Here’s a challenge to every higher education "stakeholder" (that includes parents and students):
Universities and colleges have no magical power. The value of the education acquired at most middle to upper ranked schools (by any criteria) is mostly dependent on the commitment and focus of the student rather than on the miraculous power or luxury characteristics of the institutional process. Moreover, most colleges and universities sell a commodity product, an education that at its core is fundamentally similar between institutions. The amenities may differ — luxury dorms, elaborate student centers, complex and fully equipped recreational facilities — but the chemistry and English classes are pretty much the same.
Luxury is a good thing if you want it and can afford it. If someone will deliver a Mercedes for the price of a Geo, why not ride for the four years in style? Nonetheless, if you find yourself in a Geo, you will get to the supermarket at almost exactly the same time as your friends in the Mercedes. What you do when you get out of the car, however, depends almost entirely on you, not on the luxury of your ride.
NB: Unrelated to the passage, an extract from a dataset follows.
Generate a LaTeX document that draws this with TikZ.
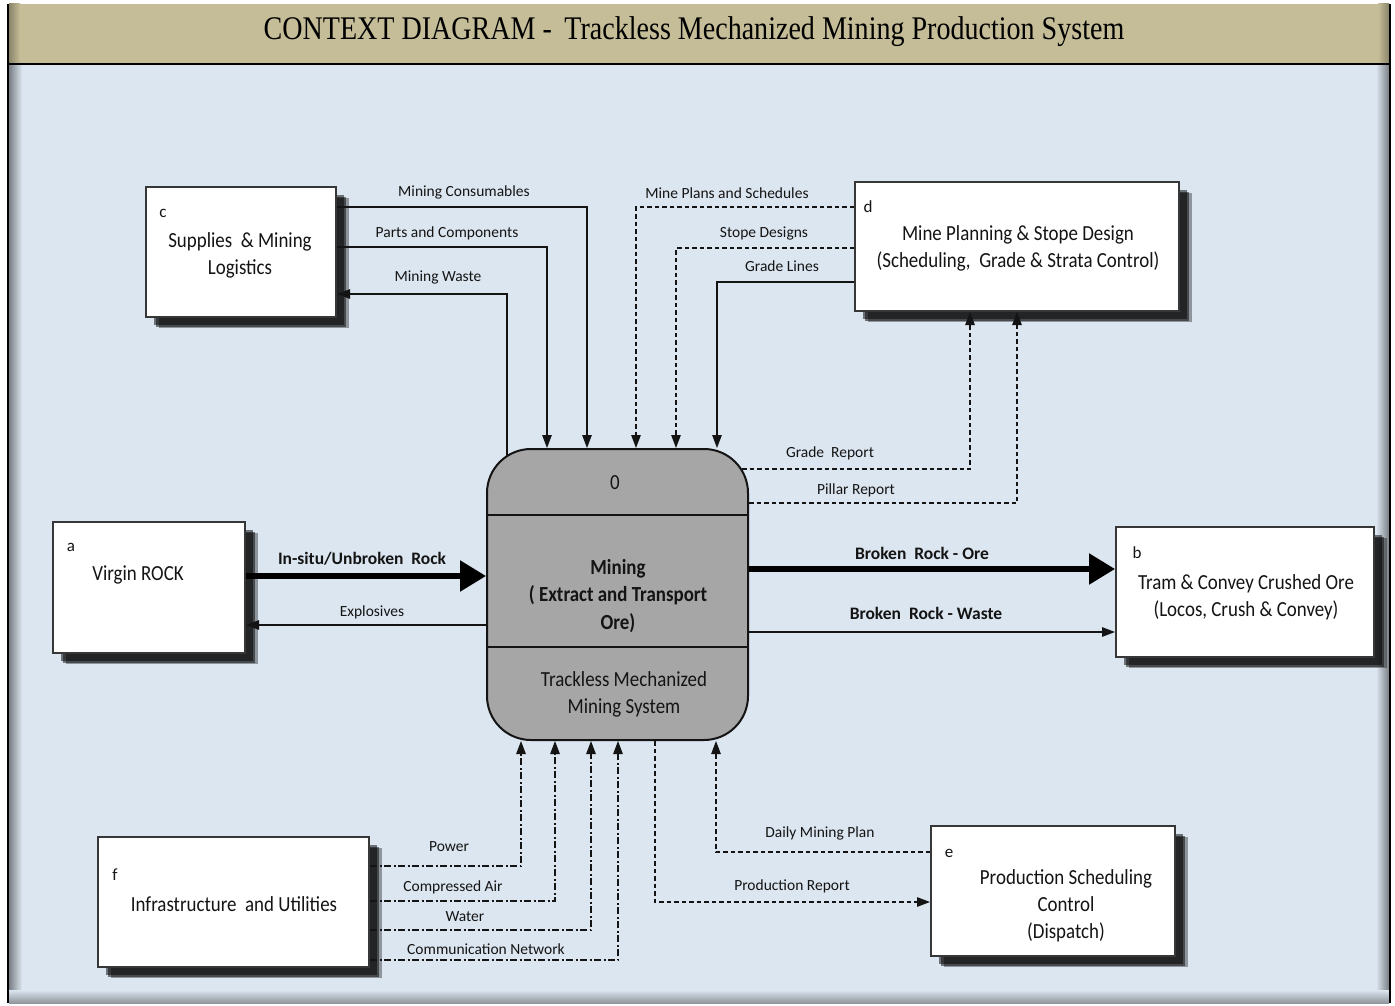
\documentclass[tikz,border=0pt]{standalone}
\usepackage{fontspec}
\setmainfont{Carlito}
\newfontfamily\boxfont[FakeStretch=0.88]{Carlito}
\newfontfamily\titlefont[FakeStretch=0.85]{Liberation Serif}
\usetikzlibrary{arrows.meta,calc,shadows}

\definecolor{panel}{HTML}{DCE6F0}
\definecolor{titlebar}{HTML}{C4BD97}
\definecolor{procgray}{HTML}{A6A6A6}
\definecolor{ink}{HTML}{141414}

\tikzset{
  ext/.style={draw=ink!85, line width=2pt, fill=white, inner sep=0pt,
    general shadow={shadow xshift=8pt, shadow yshift=-8pt, fill=black, opacity=0.5},
    general shadow={shadow xshift=10pt, shadow yshift=-10pt, fill=black, opacity=0.5},
    general shadow={shadow xshift=13pt, shadow yshift=-11pt, fill=black, opacity=0.35}},
  proc/.style={draw=ink, line width=2pt, fill=procgray, inner sep=0pt, rounded corners=44pt},
  lbl/.style={font=\fontsize{15.5}{18}\selectfont, inner sep=0pt, text=ink},
  blbl/.style={font=\bfseries\fontsize{17.5}{20}\selectfont, inner sep=0pt, text=ink},
  boxtxt/.style={font=\boxfont\fontsize{21.5}{27}\selectfont, align=center, inner sep=0pt, text=ink},
  tag/.style={font=\fontsize{17}{20}\selectfont, inner sep=0pt, text=ink},
  flow/.style={draw=ink, line width=1.2pt},
  dashflow/.style={flow, dash pattern=on 4.5pt off 3pt},
  dotflow/.style={flow, dash pattern=on 7pt off 2.5pt on 2pt off 2.5pt},
  heavy/.style={draw=black, line width=5.5pt, -{Triangle[length=26pt,width=30pt]}},
  tipthin/.style={-{Triangle[length=13pt,width=9.5pt]}},
}

\begin{document}
\begin{tikzpicture}[x=1pt,y=-1pt]
\useasboundingbox (0,0) rectangle (1395,1006);
\fill[white] (0,0) rectangle (1395,1006);

% frame: title bar and panel
\fill[panel] (9,64) rectangle (1389,1003);
\shade[left color=black!45!panel, right color=panel] (9,64) rectangle (22,1003);
\shade[left color=panel, right color=black!45!panel] (1376,64) rectangle (1389,1003);
\shade[top color=panel, bottom color=black!35!panel] (9,990) rectangle (1389,1003);
\fill[titlebar] (9,4) rectangle (1389,64);
\shade[left color=black!30!titlebar, right color=titlebar] (9,4) rectangle (20,64);
\shade[left color=titlebar, right color=black!30!titlebar] (1378,4) rectangle (1389,64);
\draw[line width=2.5pt] (8,64) -- (1390,64);
\draw[line width=2pt] (8,4) -- (8,1003);
\draw[line width=2pt] (1390,4) -- (1390,1003);
\node[font=\titlefont\fontsize{33}{36}\selectfont, inner sep=0pt] (title) at (694,32)
  {CONTEXT DIAGRAM -\, Trackless Mechanized Mining Production System};

% external entities
\node[ext, minimum width=190pt, minimum height=130pt] (c) at (241,252) {};
\node[ext, minimum width=324pt, minimum height=129pt] (d) at (1017,246.5) {};
\node[ext, minimum width=192pt, minimum height=131pt] (a) at (149,587.5) {};
\node[ext, minimum width=258pt, minimum height=130pt] (b) at (1245,592) {};
\node[ext, minimum width=271pt, minimum height=130pt] (f) at (233.5,902) {};
\node[ext, minimum width=244pt, minimum height=130pt] (e) at (1053,891) {};

\node[tag] (ctag) at (163,213) {c};
\node[tag] (dtag) at (868,207) {d};
\node[tag] (atag) at (71,547) {a};
\node[tag] (btag) at (1137,553) {b};
\node[tag] (ftag) at (115,875) {f};
\node[tag] (etag) at (949,853) {e};

\node[boxtxt] (ctext) at (240,255) {Supplies \ \& Mining\\Logistics};
\node[boxtxt] (dtext) at (1018,248) {Mine Planning \& Stope Design\\(Scheduling, \ Grade \& Strata Control)};
\node[boxtxt] (atext) at (138,575) {Virgin ROCK};
\node[boxtxt] (btext) at (1246,597) {Tram \& Convey Crushed Ore\\(Locos, Crush \& Convey)};
\node[boxtxt] (ftext) at (234,904) {Infrastructure \ and Utilities};
\node[boxtxt] (etext) at (1066,906) {Production Scheduling\\Control\\(Dispatch)};

% the process
\node[proc, minimum width=261pt, minimum height=291pt] (m) at (617.5,594.5) {};
\draw[ink, line width=1.3pt] (m.west |- 0,515) -- (m.east |- 0,515);
\draw[ink, line width=1.3pt] (m.west |- 0,647) -- (m.east |- 0,647);
\node[boxtxt] (mnum) at (615,483) {0};
\node[boxtxt, font=\boxfont\bfseries\fontsize{21.5}{27.5}\selectfont] (mname) at (618,596)
  {Mining\\( Extract and Transport\\Ore)};
\node[boxtxt] (msys) at (624,694.5) {Trackless Mechanized\\Mining System};

% supplies
\draw[flow, tipthin] (c.east |- 0,207) -| (m.north -| 587,0);
\draw[flow, tipthin] (c.east |- 0,247) -| (m.north -| 547,0);
\coordinate (wasteout) at (507,456);
\draw[flow, tipthin] (wasteout) |- (c.east |- 0,294);
\node[lbl] (lcons) at (464,192) {Mining Consumables};
\node[lbl] (lparts) at (447,233) {Parts and Components};
\node[lbl] (lwaste) at (438,277) {Mining Waste};

% planning
\draw[dashflow, tipthin] (d.west |- 0,207) -| (m.north -| 636,0);
\draw[dashflow, tipthin] (d.west |- 0,248) -| (m.north -| 676,0);
\draw[flow, tipthin] (d.west |- 0,282) -| (m.north -| 717,0);
\coordinate (gradeout) at (742,469);
\draw[dashflow, tipthin] (gradeout) -| (d.south -| 970,0);
\draw[dashflow, tipthin] (m.east |- 0,503) -| (d.south -| 1017,0);
\node[lbl] (lplans) at (727,193) {Mine Plans and Schedules};
\node[lbl] (lstope) at (764,233) {Stope Designs};
\node[lbl] (lgrade) at (782,266) {Grade Lines};
\node[lbl] (lgrep) at (830,453) {Grade \ Report};
\node[lbl] (lpill) at (856,490) {Pillar Report};

% rock in, explosives out
\draw[heavy] (a.east |- 0,576) -- (m.west |- 0,576);
\draw[flow, tipthin] (m.west |- 0,625) -- (a.east |- 0,625);
\node[blbl] (linsitu) at (362,559) {In-situ/Unbroken \ Rock};
\node[lbl] (lexpl) at (372,612) {Explosives};

% broken rock out
\draw[heavy] (m.east |- 0,569) -- (b.west |- 0,569);
\draw[flow, tipthin] (m.east |- 0,632) -- (b.west |- 0,632);
\node[blbl] (lore) at (922,553) {Broken \ Rock - Ore};
\node[blbl] (lwst) at (926,613) {Broken \ Rock - Waste};

% utilities
\draw[dotflow, tipthin] (f.east |- 0,866) -| (m.south -| 521,0);
\draw[dotflow, tipthin] (f.east |- 0,901) -| (m.south -| 555,0);
\draw[dotflow, tipthin] (f.east |- 0,930) -| (m.south -| 591,0);
\draw[dotflow, tipthin] (f.east |- 0,960) -| (m.south -| 618,0);
\node[lbl] (lpow) at (449,847) {Power};
\node[lbl] (lair) at (453,887) {Compressed Air};
\node[lbl] (lwat) at (465,917) {Water};
\node[lbl] (lcom) at (486,949) {Communication Network};

% dispatch
\draw[dashflow, tipthin] (m.south -| 655,0) |- (e.west |- 0,902);
\draw[dashflow, tipthin] (e.west |- 0,852) -| (m.south -| 716,0);
\node[lbl] (ldaily) at (820,833) {Daily Mining Plan};
\node[lbl] (lprod) at (792,886) {Production Report};
\end{tikzpicture}
\end{document}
Viewed in terms of economically quantifiable outcomes, this may be right. Within relatively capacious limits, a credential is a credential. But I’d raise two questions, one that Lombardi doesn’t address at all and the other challenging an assumption he makes.
The first has to do with the "quality of life" education helps students cultivate (and I’m not talking about quality as produced by income). Could not one curriculum be better than another in encouraging and preparing students to lead more thoughtful or "spiritually richer" lives?
Connected with this is my second question: are courses commodities, with Shakespeare taught at one place essentially the same as Shakespeare taught at another? The books may be the same, and they may be sufficiently powerful to overcome differences in teaching. But you can’t tell me that there’s not better and worse, less or more serious, teaching of Shakespeare that goes on in classrooms all over the country. For some students, then, reading Shakespeare under the tutelage of an exceptional teacher could be a life-changing experience; for others, it will be a yawner, fodder only for shouting correct answers at "Jeopardy" on the TV. For most, it will likely be something in between.
But let’s try to understand higher education in the light of exceptional possibilities, rather than in the light of the average (and quantifiable) outcomes to which Lombardi calls our attention.
Update:I had an interesting email exchange with John Lombardi. Here’s the question I posed to him, elaborating on what I said above:
As someone who had "transformative" experiences as both an undergraduate and a graduate student, I can’t simply think of higher education as a commodity, as a more or less nicely appointed vehicle to get me to the supermarket. In both instances, my experiences changed my destination, and I’m acutely aware of the fact that if I had blundered into different institutions, my "career" would have taken a different direction. (Imagine, for example, if I had studied political theory with Sheldon Wolin at Princeton, rather than with Allan Bloom at Toronto; as an undergrad, I was certain enough of "theory," but not of the brand. And had I not encountered compelling teachers as an undergraduate, I probably would have ended up in law school.)
I of course recognize that my experience, while not totally unique, is not the norm. But at the same time, I wonder whether regarding higher education as largely a credentialing mechanism is the most helpful and enlightening way of looking at it. I’m thinking in part of the rapid growth of the religiously-affiliated colleges and universities described by Naomi Schaefer Riley in God on the Quad. Clearly the parents and students attracted to these institutions don’t regard education simply as a credentialling mechanism. And just as clearly, this is the kind of "measurable" phenomenon of which economic analysts (and "marketers") of higher education can and should take account. Or would you just say that religious identification is just a color scheme or bundle of options chosen by a subset in this particular automobile market, so that nothing about this phenomenon alters the general outlines of your analysis?
Here’s his response:
The issue of the commodification of higher education is indeed something to worry about, but it’s also important to recognize that this process is well along. There is indeed a difference between the generically titled course taught by one or another instructor within different institutional contexts, but the rapid rise of amenity driven higher education recruiting tells us that the importance of content has declined, perhaps because the content is pretty good at most places and other contextual variables take on a great role in differentiating various alternative academic experiences. The great difficulty, of course, is predicting what effect these different contexts may have on an individual student and how much the parents and student ought to pay for the anticipation of these different effects.
Are those of us who care about curriculum simply at the mercy of the marketers and the consumers, who apparently or allegedly don’t (at least within very broad limits)? Is there anything that we can do to focus or refocus parents and students on the actual substance of higher education?